Dovrete perdonarmi ma ci vorrà un po’ perché riesca a superare l’emozione e a raccontarvi tecnicamente ciò che è stata la nostra più recente salita. La “Luigi Paredi”, la via che il fortissimo Pietro Paredi, guida alpina emerita di Valbrona, dedicò nel 1970 a mio nonno materno. Una via tra le più ardite e meno ripetute di tutti i Corni di Canzo. Non pensavo avrei mai osato avventurarmi tra quelle onde di roccia, tra il vuoto di quegli abissi verticali.
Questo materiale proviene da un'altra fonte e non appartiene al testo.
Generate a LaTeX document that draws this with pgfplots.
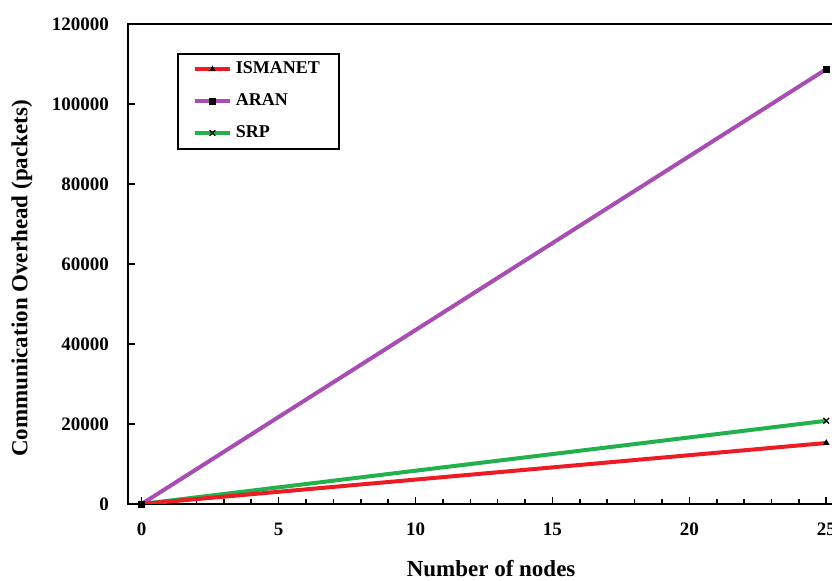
\documentclass[border=0pt]{standalone}
\usepackage{fontspec}
\setmainfont{Liberation Serif}
\usepackage{pgfplots}
\pgfplotsset{compat=1.18}
\definecolor{cred}{RGB}{237,28,36}
\definecolor{cpurple}{RGB}{168,78,178}
\definecolor{cgreen}{RGB}{34,177,76}
\begin{document}
\begin{tikzpicture}
\useasboundingbox (-64pt,-38.5pt) rectangle (352pt,252pt);
\clip (-64pt,-38.5pt) rectangle (352pt,252pt);
\begin{axis}[
  at={(0pt,0pt)}, anchor=south west,
  width=356pt, height=240pt, scale only axis,
  xmin=-0.5, xmax=25.5, ymin=0, ymax=120000,
  xtick={0,5,10,15,20,25}, minor xtick={1,2,3,4,6,7,8,9,11,12,13,14,16,17,18,19,21,22,23,24},
  ytick={0,20000,40000,60000,80000,100000,120000},
  scaled y ticks=false,
  /pgf/number format/fixed, /pgf/number format/precision=0,
  /pgf/number format/1000 sep={},
  /pgf/number format/assume math mode=true,
  tick align=inside, tick pos=left,
  major tick length=3.5pt, minor tick length=2.5pt,
  axis line style={line width=1pt},
  every tick/.style={black, line width=0.8pt},
  tick label style={font=\bfseries\fontsize{9.5}{11}\selectfont},
  yticklabel style={xshift=-6pt},
  xticklabel style={yshift=-6pt},
  xlabel={Number of nodes},
  ylabel={Communication Overhead (packets)},
  every axis x label/.style={at={(axis description cs:0.51,-0.134)}, anchor=center, font=\bfseries\fontsize{11.5}{13}\selectfont},
  every axis y label/.style={at={(axis description cs:-0.149,0.47)}, rotate=90, anchor=center, font=\bfseries\fontsize{11.5}{13}\selectfont},
  legend style={at={(axis description cs:0.0688,0.94)}, anchor=north west,
    draw=black, line width=1pt, font=\bfseries\fontsize{9}{11}\selectfont,
    inner xsep=7.5pt, inner ysep=2pt, row sep=4.5pt,
    /tikz/every even column/.append style={column sep=5pt}},
  legend cell align=left,
  reverse legend,
  legend image code/.code={\draw[mark repeat=2,mark phase=2,#1] plot coordinates {(0pt,0pt) (8.75pt,0pt) (17.5pt,0pt)};},
]
\addplot[cgreen, line width=2pt, mark=x, mark size=2pt, mark options={black, line width=0.6pt}] coordinates {(0,0) (25,20800)};
\addplot[cpurple, line width=2pt, mark=square*, mark size=1.5pt, mark options={black, fill=black, line width=0.4pt}] coordinates {(0,0) (25,108700)};
\addplot[cred, line width=2pt, mark=triangle*, mark size=1.5pt, mark options={black, fill=black, line width=0.4pt}] coordinates {(0,0) (25,15250)};
\legend{SRP, ARAN, ISMANET}
\end{axis}
\end{tikzpicture}
\end{document}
La “Luigi Paredi”, qualcosa di impensabile. Due giorni dopo il settimo anniversario della prematura scomparsa di mia madre ero all’attacco della parete: al collo, non a caso, il fazzoletto azzurro che lei usava per legare i capelli nelle gite in montagna. Ai piedi di quella parete c’ero io, i miei nonni, mia madre, Walter Bonatti (che dicono l’abbia percorsa), Marco Anghileri (caduto sul Bianco il giorno in cui abbiamo percorso la vicina “Stella Alpina” trovando all’uscita una vecchia bottiglia di vetro con il suo nome), Giuseppe Ravizza (amico e socio della nostra sezione scomparso nel 2011) e le sue staffe prese a prestito. Il martello e i chiodi che mi ha regalato Renzo Zappa, il pile rosso che mi diede Angelo Rusconi in Pakistan, i moschettoni a pera ed il casco rubati a Simone. Sotto quella parete c’ero io, le mie mille paure e le mie mille speranze, i miei mille ricordi fatti di incubi e sogni.
Davanti a me il più talentuoso e determinato alpinista con cui abbia mai avuto il privilegio di arrampicare. Solo grazie a Mattia, alla sua persistenza e serenità, è stato possibile ripercorrere insieme la storia alpinistica delle nostre montagne. La Fasana, l’Attilio Piacco, la Dell’Oro, la Stella Alpina, Valbrona89, la Cris, la Torre Desio, la Corvara, Attenti a quei Due ed ora anche la Luigi Paredi: che grande e magnifica avventura!
Quello che posso dirvi è che faceva un freddo terribile: nonostante sia Maggio ed il sole si sia fatto caldo, noi abbiamo arrampicato per dieci ore all’ombra, spazzati dal vento freddo che dal lago risale le moregge e scavalca verso Valmadrera. Non ho mai avuto tanta paura e tanto freddo come ne ho avuto sulle pareti dei Corni nell’ultimo anno. Aggrappato alle vestigia di un passato antico ci siamo avventurati attraverso spazi immensi e quasi dimenticati, tra le onde di un mare fatto di roccia ed intriso di storia: è casa mia, casa nostra, eppure non avevo mai fatto un viaggio tanto intensamente bello. Scusate, ma piango e rido perdendomi nei ricordi: ci vorrà un po’ perché riesca a superare l’emozione.